„I might sing anything tonight“, meint Buddy Guy während des 2010 in seinem Club mitgeschnittenen Auftritts. So vermischt er klassische Nummern miteinander und lässt seine Gitarre mal wie Hendrix schreien, wie Clapton singen oder auch ganz lyrisch säuseln.
Wenn man Buddy Guy beim Heimspiel erleben will, dann muss man im Januar seinen Club Legends besuchen. Seit Jahren schon tritt er da fast täglich auf und er genießt dabei jegliche Freiheit. So auch 2010, als sieben Songs für das im Dezember 2012 in den USA veröffentlichte Album mitgeschnitten wurden.
Da gönnt er sich ausladende Solos bei Liedern wie „Damn Right I Got The Blues“ oder „I Just Want To Make Love To You“, um dann unvermittelt mit dem Publikum zu reden oder spontan in andere Lieder zu wechseln. Am witzigsten wird es, wenn er klar macht, wie man in England das Bluesspielen verändert hat: Da spielt er erst täuschend original Hookers „Boom Boom“, um dann eine Parodie von Clapton zu Cream-Zeiten abzuliefern. Und dann kann er es sich auch nicht verkneifen, Hendrix zu spielen – er ist der Einzige zur Zeit, der das wirklich kann. Und dann sind die sieben Titel auch schon vorbei.
Doch dann kommt eine große Überraschung: Gleich drei bislang unveröffentlichte Studioaufnahmen, die bei den Sessions zu „Living Proof“ entstanden, dürften für Guy-Sammler ein extra Kaufanreiz sein.

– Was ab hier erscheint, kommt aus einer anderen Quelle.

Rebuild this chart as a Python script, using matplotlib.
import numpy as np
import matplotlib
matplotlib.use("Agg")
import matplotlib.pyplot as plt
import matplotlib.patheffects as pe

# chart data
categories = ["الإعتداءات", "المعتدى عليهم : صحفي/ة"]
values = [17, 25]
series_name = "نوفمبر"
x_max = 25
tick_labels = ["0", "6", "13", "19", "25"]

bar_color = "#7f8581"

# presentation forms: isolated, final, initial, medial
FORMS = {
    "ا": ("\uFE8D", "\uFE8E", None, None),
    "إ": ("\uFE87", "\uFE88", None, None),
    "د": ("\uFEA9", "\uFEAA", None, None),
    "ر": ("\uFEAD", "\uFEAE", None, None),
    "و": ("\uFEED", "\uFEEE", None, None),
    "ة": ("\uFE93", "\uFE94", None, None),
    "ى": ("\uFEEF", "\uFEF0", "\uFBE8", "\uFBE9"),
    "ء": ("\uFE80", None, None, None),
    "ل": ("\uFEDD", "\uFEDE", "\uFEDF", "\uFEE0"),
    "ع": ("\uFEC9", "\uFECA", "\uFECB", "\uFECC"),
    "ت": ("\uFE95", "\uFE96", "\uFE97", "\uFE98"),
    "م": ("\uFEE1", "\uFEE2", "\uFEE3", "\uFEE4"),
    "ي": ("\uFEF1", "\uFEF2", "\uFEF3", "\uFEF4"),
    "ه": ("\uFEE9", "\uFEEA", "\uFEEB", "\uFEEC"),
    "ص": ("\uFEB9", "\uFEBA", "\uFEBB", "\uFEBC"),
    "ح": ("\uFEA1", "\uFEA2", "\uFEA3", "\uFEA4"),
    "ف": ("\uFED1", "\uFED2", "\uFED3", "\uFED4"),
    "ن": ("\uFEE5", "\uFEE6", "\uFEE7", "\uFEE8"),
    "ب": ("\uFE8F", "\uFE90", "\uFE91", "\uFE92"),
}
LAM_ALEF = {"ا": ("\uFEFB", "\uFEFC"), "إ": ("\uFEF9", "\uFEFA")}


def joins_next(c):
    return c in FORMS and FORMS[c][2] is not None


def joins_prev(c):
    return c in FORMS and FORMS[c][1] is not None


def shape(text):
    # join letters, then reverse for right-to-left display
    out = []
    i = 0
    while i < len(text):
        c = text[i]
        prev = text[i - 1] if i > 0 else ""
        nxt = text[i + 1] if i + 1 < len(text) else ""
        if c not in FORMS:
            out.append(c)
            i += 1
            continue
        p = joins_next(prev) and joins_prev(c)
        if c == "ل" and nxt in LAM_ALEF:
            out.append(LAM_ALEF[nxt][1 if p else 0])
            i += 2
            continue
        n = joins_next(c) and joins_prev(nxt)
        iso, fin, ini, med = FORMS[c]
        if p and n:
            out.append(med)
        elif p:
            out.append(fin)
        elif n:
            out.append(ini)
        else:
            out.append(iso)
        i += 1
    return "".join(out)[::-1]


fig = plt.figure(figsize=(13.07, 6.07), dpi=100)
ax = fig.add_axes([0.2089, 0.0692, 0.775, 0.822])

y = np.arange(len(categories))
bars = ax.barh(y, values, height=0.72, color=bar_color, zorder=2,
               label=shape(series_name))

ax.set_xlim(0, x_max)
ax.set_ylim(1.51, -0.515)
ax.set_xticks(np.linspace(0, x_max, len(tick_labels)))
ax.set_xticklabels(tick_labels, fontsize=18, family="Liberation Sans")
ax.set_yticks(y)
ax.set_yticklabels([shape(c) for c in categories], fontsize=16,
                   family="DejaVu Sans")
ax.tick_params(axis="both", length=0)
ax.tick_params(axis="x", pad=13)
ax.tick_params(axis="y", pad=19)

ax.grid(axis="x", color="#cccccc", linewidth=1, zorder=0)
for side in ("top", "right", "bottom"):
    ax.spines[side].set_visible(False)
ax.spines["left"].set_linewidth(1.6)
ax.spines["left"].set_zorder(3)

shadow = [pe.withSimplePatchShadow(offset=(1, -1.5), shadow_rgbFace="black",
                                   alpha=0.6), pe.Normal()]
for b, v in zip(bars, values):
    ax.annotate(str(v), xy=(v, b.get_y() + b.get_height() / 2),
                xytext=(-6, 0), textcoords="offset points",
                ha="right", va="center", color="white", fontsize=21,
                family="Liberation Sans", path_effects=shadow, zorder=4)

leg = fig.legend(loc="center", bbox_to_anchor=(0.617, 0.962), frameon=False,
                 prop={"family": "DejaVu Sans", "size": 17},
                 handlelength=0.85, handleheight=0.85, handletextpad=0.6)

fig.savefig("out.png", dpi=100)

Warum die Songs damals nicht aufs Album kamen, bleibt unklar. Denn „Polka Dot Love“, „Coming or You“ und „Country Boy“ sind intensiv und virtuos wie der Rest des damaligen Materials. Als „Zugabe“ zu einer Live-Aufnahme sind sie eigentlich zu schade. Aber es ist großartig, sie dennoch hören zu können. Denn diese damaligen Sessions haben eines der großartigsten Alben der jüngeren Bluesgeschichte hervorgebracht.